→ **Supplied entries**
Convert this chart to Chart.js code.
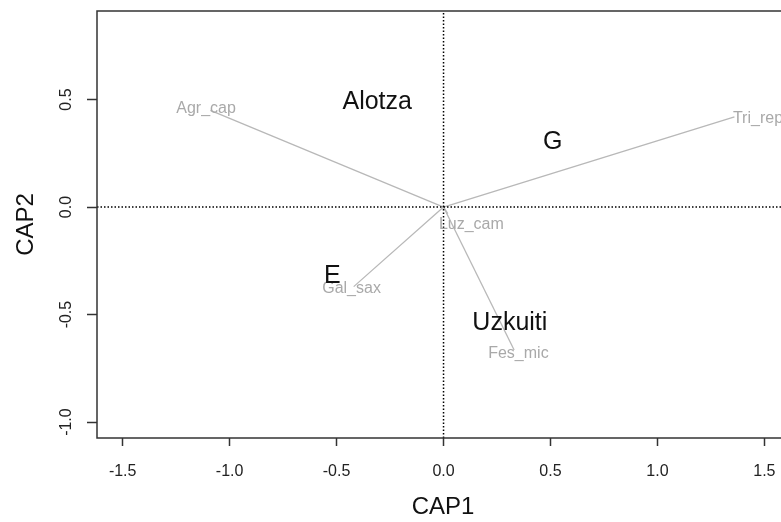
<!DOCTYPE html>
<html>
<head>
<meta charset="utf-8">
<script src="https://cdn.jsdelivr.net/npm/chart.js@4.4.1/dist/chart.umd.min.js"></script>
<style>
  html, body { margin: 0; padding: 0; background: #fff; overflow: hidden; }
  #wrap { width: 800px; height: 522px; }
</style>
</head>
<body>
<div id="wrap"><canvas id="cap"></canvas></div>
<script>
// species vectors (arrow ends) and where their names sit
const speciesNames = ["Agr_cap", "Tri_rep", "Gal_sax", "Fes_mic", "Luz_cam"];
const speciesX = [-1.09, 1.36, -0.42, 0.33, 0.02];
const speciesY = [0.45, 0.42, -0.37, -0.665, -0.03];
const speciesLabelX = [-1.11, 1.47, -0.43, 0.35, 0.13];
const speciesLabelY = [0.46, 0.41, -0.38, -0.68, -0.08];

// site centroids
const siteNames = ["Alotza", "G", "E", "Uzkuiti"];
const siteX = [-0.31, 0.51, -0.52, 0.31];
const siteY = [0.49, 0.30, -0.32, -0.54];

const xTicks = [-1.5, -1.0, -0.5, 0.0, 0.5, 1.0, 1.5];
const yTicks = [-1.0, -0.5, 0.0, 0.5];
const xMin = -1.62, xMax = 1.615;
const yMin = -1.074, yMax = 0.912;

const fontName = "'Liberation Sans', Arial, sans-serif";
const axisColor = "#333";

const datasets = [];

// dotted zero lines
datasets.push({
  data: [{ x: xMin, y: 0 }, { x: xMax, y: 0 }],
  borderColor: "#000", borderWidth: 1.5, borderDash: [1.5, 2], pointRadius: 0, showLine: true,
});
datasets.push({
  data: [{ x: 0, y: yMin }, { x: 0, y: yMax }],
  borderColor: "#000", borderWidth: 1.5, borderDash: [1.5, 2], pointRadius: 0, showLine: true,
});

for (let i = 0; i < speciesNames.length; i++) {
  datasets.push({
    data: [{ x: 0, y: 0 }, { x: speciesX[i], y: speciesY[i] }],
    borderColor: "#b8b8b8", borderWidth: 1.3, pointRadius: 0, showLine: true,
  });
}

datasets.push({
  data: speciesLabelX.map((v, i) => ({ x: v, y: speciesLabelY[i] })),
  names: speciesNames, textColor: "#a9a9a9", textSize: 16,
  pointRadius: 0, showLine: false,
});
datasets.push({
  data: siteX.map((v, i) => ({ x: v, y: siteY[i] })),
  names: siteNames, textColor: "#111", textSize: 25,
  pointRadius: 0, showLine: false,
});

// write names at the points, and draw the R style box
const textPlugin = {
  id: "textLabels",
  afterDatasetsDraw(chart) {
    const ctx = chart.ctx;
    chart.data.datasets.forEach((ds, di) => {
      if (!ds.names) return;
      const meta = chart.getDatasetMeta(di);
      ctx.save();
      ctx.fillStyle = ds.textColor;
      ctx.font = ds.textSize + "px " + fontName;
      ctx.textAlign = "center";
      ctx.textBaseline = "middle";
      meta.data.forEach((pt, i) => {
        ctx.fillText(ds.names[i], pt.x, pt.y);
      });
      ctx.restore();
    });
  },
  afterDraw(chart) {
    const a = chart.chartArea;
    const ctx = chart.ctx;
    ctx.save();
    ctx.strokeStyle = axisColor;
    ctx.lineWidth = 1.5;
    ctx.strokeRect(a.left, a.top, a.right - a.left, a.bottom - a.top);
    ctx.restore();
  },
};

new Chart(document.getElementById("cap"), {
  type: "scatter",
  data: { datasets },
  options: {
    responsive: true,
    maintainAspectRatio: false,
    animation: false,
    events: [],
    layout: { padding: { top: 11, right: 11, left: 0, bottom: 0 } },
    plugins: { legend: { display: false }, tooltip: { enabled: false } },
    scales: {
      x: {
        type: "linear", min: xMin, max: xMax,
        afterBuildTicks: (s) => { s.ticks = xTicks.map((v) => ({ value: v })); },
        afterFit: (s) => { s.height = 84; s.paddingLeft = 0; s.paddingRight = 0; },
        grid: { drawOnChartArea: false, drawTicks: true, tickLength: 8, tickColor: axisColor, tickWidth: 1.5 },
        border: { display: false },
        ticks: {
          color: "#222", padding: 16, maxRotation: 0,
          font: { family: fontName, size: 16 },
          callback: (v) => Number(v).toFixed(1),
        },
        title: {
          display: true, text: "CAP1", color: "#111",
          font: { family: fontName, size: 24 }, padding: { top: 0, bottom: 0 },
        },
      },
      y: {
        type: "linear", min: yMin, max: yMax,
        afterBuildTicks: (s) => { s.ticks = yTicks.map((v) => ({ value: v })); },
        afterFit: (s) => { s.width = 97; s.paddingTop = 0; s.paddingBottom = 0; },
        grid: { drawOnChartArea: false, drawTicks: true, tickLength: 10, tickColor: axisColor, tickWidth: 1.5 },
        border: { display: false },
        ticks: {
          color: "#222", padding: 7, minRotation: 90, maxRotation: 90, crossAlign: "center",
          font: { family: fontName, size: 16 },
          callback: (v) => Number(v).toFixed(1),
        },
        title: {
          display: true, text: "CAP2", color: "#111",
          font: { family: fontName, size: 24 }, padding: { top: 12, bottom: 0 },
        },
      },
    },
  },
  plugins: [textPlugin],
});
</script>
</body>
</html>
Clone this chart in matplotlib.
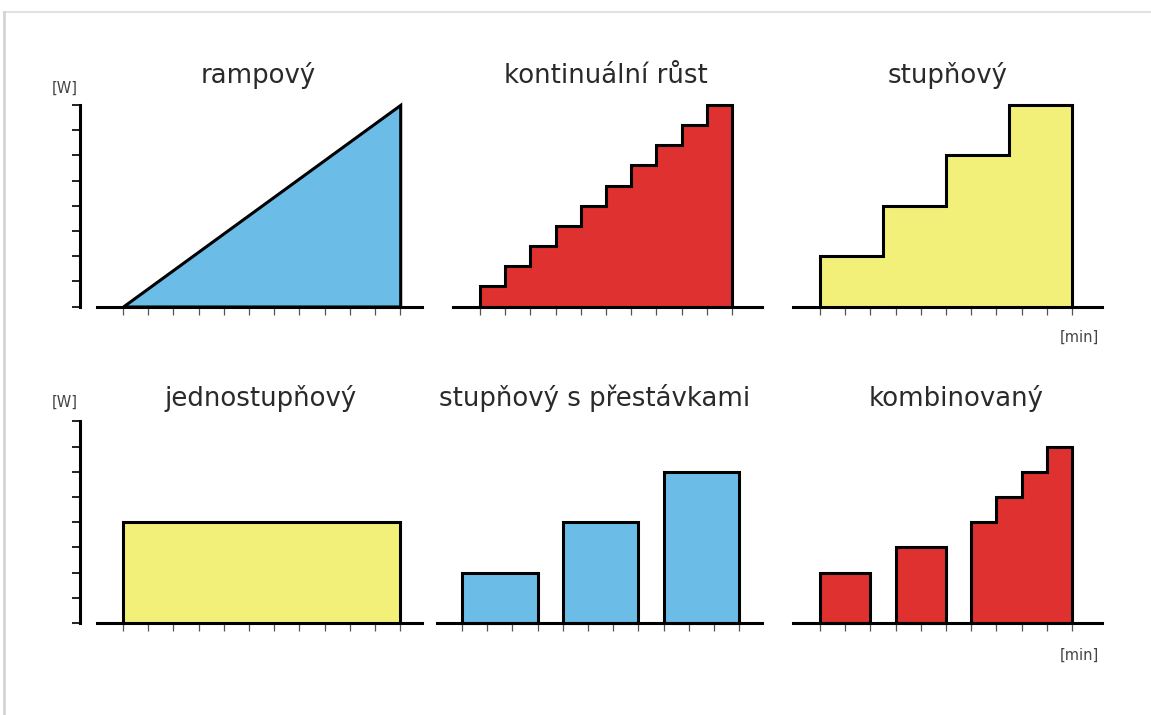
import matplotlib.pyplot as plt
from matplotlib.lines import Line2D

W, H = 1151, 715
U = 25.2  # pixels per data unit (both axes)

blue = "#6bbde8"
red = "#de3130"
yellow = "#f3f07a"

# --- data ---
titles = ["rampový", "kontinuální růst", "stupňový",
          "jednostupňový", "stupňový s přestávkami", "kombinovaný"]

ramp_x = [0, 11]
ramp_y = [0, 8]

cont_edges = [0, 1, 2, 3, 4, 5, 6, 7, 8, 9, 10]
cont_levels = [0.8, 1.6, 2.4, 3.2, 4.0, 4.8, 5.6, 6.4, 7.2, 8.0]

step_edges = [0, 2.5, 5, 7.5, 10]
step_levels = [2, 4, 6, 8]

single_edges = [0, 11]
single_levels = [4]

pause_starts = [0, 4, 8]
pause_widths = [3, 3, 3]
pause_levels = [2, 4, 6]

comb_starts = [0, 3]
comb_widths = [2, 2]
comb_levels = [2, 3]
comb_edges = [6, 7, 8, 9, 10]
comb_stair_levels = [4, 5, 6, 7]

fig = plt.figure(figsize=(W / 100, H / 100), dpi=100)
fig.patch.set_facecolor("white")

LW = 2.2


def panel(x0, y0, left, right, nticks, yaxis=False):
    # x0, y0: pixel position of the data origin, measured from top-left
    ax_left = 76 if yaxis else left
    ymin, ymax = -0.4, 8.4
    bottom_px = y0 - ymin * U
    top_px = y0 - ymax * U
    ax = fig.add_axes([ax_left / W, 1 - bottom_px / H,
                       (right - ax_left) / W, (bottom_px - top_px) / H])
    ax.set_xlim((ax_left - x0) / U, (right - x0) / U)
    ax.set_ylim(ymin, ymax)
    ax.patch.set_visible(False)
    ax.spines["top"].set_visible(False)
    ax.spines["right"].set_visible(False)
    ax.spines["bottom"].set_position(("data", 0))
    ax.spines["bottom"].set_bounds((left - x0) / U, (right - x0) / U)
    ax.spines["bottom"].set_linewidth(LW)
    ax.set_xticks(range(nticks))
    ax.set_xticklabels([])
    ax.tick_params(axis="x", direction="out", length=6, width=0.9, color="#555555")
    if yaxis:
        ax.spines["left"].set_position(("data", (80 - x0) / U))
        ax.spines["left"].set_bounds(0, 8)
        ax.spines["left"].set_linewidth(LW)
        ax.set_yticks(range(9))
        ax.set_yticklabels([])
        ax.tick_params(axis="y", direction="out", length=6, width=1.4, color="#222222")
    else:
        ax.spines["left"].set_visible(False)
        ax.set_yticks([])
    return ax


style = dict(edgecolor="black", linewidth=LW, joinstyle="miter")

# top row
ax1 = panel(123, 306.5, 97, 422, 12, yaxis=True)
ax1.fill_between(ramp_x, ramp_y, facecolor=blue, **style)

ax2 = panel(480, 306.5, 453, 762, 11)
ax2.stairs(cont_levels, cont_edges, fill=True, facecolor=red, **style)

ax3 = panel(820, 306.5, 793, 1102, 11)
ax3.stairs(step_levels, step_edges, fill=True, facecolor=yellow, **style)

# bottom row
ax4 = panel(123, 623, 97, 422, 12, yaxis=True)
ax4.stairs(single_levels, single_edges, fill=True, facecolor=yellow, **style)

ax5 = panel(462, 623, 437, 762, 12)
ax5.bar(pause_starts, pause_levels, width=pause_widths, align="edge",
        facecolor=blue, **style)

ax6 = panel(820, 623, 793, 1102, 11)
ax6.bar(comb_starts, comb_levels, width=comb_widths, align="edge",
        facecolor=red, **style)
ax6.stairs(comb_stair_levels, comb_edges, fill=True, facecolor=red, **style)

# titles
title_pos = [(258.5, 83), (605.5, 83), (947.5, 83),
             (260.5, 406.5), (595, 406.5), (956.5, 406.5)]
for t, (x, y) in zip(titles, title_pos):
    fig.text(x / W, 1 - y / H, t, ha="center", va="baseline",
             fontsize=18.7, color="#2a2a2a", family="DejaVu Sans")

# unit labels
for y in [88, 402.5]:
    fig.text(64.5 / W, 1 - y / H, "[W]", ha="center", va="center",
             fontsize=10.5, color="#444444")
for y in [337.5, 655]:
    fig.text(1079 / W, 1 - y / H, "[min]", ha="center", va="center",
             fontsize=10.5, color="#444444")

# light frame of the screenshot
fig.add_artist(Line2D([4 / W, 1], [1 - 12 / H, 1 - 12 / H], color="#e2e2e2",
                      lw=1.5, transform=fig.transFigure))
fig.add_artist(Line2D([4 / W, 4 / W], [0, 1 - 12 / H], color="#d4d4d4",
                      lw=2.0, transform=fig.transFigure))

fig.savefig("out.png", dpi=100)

→ **Brief**
Skip the pictures and repeat, word for word, the lines from the one containing "Clone this chart in matplotlib." to the one containing "single_levels = [4]", keeping both of those lines.

→ **Solution to the exercise**
Clone this chart in matplotlib.
import matplotlib.pyplot as plt
from matplotlib.lines import Line2D

W, H = 1151, 715
U = 25.2  # pixels per data unit (both axes)

blue = "#6bbde8"
red = "#de3130"
yellow = "#f3f07a"

# --- data ---
titles = ["rampový", "kontinuální růst", "stupňový",
          "jednostupňový", "stupňový s přestávkami", "kombinovaný"]

ramp_x = [0, 11]
ramp_y = [0, 8]

cont_edges = [0, 1, 2, 3, 4, 5, 6, 7, 8, 9, 10]
cont_levels = [0.8, 1.6, 2.4, 3.2, 4.0, 4.8, 5.6, 6.4, 7.2, 8.0]

step_edges = [0, 2.5, 5, 7.5, 10]
step_levels = [2, 4, 6, 8]

single_edges = [0, 11]
single_levels = [4]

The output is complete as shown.